*Supplied material*:

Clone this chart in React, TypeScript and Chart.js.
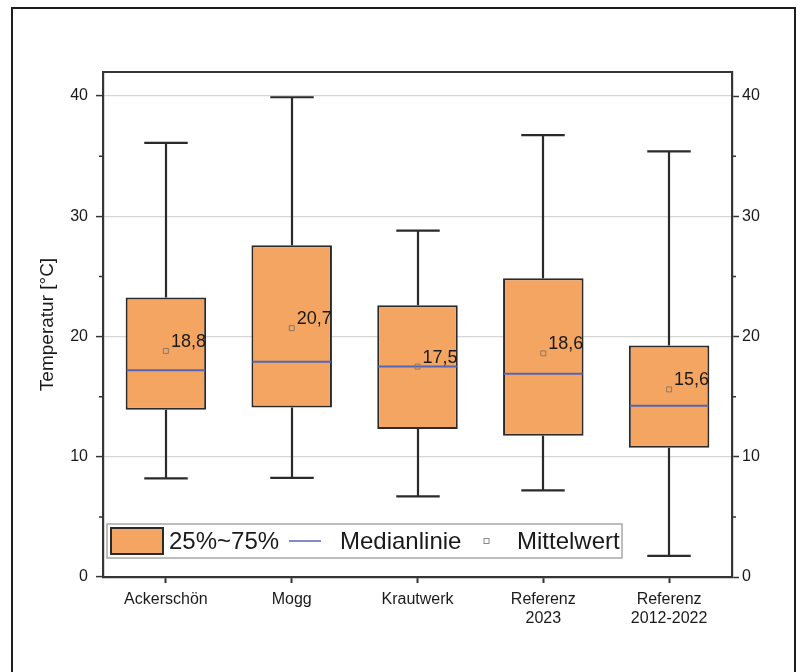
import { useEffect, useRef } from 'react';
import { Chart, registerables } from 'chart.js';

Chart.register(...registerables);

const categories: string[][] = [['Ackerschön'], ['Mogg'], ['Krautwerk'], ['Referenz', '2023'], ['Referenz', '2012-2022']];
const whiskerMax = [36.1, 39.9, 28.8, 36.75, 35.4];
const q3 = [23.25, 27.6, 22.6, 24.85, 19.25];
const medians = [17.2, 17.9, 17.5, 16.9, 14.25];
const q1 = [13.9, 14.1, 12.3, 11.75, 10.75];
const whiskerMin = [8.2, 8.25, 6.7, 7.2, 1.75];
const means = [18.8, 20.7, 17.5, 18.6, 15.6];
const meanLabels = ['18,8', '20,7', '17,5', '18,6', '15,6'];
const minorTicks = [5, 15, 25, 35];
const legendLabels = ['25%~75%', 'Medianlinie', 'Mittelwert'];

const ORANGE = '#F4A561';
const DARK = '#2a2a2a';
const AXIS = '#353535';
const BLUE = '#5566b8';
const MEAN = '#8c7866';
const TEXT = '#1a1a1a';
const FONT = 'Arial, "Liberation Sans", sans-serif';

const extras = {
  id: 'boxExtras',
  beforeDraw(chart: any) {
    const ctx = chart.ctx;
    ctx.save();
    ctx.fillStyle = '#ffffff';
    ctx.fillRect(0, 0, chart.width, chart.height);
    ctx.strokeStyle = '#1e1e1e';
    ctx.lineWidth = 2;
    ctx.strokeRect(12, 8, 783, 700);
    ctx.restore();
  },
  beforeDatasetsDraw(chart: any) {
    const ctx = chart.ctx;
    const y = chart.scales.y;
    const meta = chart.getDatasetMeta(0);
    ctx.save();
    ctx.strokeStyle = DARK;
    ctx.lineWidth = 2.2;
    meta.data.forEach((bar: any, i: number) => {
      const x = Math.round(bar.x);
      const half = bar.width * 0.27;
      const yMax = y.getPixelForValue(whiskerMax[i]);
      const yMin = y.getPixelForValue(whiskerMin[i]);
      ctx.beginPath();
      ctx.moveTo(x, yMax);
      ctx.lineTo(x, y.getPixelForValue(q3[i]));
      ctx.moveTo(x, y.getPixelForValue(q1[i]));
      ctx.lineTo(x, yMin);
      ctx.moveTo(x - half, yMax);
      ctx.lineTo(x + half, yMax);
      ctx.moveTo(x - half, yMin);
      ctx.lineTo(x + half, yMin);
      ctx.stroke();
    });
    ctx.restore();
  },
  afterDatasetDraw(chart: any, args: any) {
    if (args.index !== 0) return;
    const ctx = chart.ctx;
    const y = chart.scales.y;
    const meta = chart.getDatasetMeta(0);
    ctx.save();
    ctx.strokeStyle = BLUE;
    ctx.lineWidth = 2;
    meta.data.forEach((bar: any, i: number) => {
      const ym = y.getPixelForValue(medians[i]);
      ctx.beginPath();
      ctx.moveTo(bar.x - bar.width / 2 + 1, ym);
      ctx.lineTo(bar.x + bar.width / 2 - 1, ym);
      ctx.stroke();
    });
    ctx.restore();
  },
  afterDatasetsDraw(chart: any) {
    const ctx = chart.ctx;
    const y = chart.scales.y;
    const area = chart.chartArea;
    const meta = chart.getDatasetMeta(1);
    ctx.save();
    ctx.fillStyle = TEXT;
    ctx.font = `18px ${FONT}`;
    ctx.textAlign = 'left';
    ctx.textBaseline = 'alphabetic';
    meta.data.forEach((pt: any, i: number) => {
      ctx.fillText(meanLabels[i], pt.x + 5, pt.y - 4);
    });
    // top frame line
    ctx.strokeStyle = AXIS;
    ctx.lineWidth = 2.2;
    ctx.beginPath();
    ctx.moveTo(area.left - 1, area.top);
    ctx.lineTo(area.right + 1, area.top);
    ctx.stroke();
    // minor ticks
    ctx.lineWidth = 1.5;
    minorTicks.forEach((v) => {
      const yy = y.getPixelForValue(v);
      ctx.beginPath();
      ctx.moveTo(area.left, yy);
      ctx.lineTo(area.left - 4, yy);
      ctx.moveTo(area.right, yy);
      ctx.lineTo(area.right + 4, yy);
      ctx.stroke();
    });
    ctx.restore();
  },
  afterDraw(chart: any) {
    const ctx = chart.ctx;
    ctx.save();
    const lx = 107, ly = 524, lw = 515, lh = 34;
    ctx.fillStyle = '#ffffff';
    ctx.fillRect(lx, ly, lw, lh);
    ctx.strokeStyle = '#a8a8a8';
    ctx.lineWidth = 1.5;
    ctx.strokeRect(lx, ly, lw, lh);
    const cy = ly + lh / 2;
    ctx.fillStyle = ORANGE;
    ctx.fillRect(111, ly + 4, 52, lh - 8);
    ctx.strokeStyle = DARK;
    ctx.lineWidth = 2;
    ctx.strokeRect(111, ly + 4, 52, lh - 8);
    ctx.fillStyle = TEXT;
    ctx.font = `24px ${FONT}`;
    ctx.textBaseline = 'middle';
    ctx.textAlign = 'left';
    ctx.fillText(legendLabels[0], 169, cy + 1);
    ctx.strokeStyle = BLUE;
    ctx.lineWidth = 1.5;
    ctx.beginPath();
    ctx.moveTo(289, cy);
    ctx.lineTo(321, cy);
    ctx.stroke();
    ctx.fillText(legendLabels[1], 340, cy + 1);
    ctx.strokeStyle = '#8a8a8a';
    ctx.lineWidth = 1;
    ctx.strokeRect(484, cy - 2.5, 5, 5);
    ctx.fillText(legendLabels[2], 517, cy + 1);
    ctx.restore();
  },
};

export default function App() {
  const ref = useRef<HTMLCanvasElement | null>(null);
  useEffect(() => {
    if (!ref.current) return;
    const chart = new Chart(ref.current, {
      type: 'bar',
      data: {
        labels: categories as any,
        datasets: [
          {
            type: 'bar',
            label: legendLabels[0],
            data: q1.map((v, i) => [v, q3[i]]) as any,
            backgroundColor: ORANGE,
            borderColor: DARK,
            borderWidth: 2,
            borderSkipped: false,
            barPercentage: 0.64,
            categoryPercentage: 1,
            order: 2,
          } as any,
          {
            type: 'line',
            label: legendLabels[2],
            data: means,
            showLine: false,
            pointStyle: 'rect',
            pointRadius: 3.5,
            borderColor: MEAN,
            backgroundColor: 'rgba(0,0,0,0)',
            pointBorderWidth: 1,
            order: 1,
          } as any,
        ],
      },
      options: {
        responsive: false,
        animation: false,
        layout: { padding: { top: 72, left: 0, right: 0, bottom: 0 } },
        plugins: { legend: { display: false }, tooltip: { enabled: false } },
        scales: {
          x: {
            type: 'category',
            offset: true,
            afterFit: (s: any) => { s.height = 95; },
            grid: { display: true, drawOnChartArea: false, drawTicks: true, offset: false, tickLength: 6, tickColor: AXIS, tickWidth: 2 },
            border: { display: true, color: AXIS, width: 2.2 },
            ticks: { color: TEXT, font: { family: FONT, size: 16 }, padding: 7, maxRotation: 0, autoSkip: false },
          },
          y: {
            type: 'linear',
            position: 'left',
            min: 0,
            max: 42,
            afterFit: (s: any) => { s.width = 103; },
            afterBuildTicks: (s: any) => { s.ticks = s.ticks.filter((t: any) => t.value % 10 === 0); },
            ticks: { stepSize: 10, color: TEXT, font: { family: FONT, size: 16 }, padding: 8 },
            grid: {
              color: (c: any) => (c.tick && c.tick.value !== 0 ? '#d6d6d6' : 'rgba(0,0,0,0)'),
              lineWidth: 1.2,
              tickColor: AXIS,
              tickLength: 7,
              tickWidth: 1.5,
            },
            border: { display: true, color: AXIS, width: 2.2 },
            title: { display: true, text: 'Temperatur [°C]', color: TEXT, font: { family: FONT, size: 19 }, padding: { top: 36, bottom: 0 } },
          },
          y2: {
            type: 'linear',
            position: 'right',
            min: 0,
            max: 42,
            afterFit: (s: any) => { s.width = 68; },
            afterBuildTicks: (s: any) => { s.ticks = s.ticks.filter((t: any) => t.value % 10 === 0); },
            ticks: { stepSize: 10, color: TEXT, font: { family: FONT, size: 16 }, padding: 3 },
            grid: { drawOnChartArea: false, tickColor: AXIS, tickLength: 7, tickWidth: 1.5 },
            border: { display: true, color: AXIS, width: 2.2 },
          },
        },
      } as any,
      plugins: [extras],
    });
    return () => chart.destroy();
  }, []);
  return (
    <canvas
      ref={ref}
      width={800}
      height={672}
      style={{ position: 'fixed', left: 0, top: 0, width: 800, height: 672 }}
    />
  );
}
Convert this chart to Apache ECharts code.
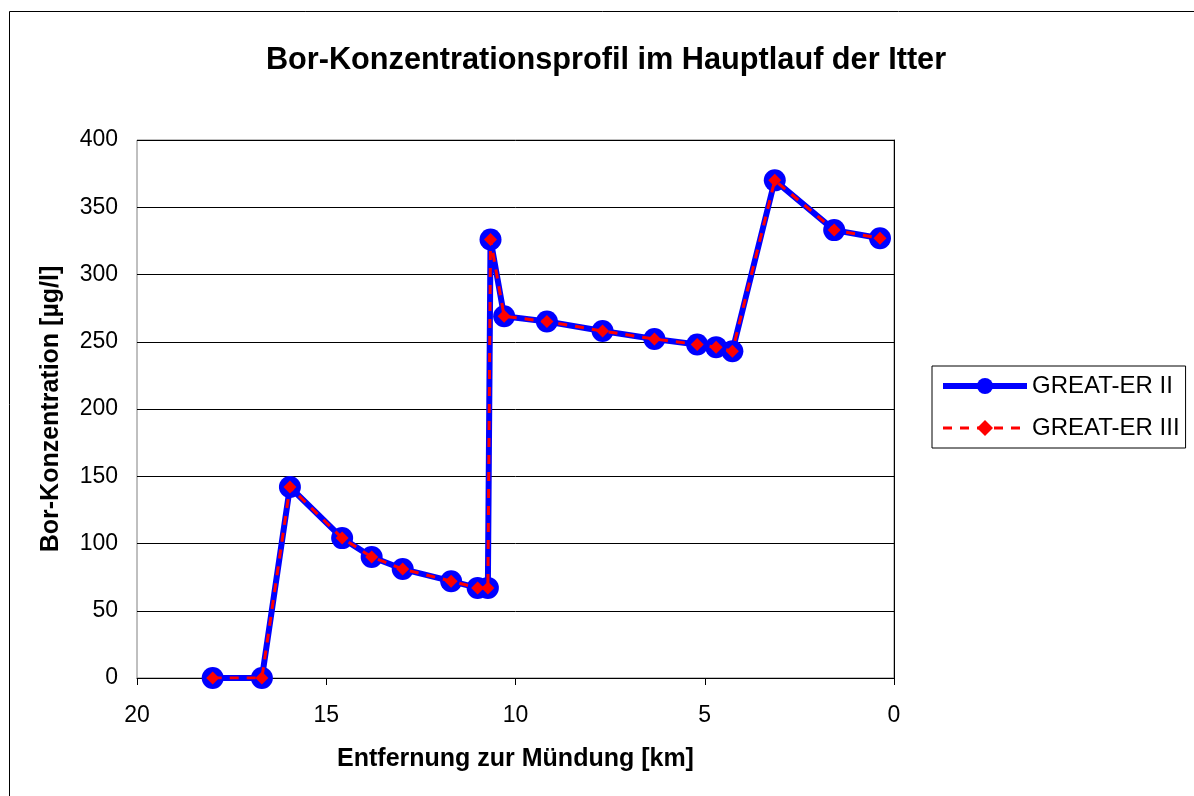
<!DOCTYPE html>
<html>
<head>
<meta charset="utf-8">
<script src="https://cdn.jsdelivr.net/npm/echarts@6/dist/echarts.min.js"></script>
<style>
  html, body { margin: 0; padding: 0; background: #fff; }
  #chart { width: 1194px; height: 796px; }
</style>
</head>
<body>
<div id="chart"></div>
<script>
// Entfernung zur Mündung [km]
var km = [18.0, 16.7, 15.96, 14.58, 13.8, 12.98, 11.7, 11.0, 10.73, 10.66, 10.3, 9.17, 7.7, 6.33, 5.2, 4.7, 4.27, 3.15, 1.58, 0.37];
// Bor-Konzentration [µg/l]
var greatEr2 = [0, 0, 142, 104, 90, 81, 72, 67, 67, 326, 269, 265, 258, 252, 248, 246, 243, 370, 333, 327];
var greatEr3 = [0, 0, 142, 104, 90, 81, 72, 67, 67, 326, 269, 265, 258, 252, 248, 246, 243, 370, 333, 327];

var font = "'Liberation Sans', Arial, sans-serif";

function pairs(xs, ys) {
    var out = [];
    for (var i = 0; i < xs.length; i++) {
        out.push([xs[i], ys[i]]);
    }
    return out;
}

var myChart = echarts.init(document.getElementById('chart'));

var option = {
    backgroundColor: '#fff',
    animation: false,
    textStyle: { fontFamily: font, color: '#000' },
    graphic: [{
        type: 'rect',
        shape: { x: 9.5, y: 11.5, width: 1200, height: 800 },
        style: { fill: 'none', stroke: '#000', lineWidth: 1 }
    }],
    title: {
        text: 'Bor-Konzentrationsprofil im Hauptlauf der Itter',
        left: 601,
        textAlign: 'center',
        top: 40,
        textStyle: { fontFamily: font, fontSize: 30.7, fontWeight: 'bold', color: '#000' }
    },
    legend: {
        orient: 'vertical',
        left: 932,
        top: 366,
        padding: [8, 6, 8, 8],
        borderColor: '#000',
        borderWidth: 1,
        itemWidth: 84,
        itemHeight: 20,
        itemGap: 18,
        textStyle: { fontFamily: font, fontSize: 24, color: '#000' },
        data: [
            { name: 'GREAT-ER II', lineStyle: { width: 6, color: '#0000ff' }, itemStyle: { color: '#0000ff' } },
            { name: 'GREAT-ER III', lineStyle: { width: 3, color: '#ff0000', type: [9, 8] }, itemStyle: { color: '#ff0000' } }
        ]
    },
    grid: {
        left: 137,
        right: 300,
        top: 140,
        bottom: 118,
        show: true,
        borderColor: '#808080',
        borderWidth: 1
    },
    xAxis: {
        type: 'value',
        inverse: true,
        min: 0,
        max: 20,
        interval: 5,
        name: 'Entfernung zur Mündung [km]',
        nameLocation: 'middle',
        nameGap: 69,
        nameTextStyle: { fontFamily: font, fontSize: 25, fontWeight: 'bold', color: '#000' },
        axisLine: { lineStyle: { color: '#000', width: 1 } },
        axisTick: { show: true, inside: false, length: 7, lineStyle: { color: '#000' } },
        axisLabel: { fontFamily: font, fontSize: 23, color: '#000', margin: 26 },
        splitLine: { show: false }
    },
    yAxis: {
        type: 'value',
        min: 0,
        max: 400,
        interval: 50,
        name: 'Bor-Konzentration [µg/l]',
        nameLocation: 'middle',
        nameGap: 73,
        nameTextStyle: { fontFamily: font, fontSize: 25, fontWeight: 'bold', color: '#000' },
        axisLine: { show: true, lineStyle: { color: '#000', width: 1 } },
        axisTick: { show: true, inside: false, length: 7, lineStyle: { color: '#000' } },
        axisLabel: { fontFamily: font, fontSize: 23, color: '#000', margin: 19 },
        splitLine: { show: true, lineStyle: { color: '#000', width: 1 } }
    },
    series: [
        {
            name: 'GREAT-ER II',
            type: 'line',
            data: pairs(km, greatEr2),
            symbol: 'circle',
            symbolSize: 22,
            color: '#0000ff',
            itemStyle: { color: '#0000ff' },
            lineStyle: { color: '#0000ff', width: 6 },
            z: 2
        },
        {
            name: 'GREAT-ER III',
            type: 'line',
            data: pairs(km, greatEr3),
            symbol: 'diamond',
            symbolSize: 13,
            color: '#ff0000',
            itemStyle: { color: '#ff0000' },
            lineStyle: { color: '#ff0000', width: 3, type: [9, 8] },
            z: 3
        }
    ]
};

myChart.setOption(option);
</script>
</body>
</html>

*What to produce*: Only the lines from the top of the records through the line with "Chart.register(...registerables);" belong in the copy; write them out exactly, leaving out pictures.

*Expected answer*:
Clone this chart in React, TypeScript and Chart.js.
import { useEffect, useRef } from 'react';
import { Chart, registerables } from 'chart.js';

Chart.register(...registerables);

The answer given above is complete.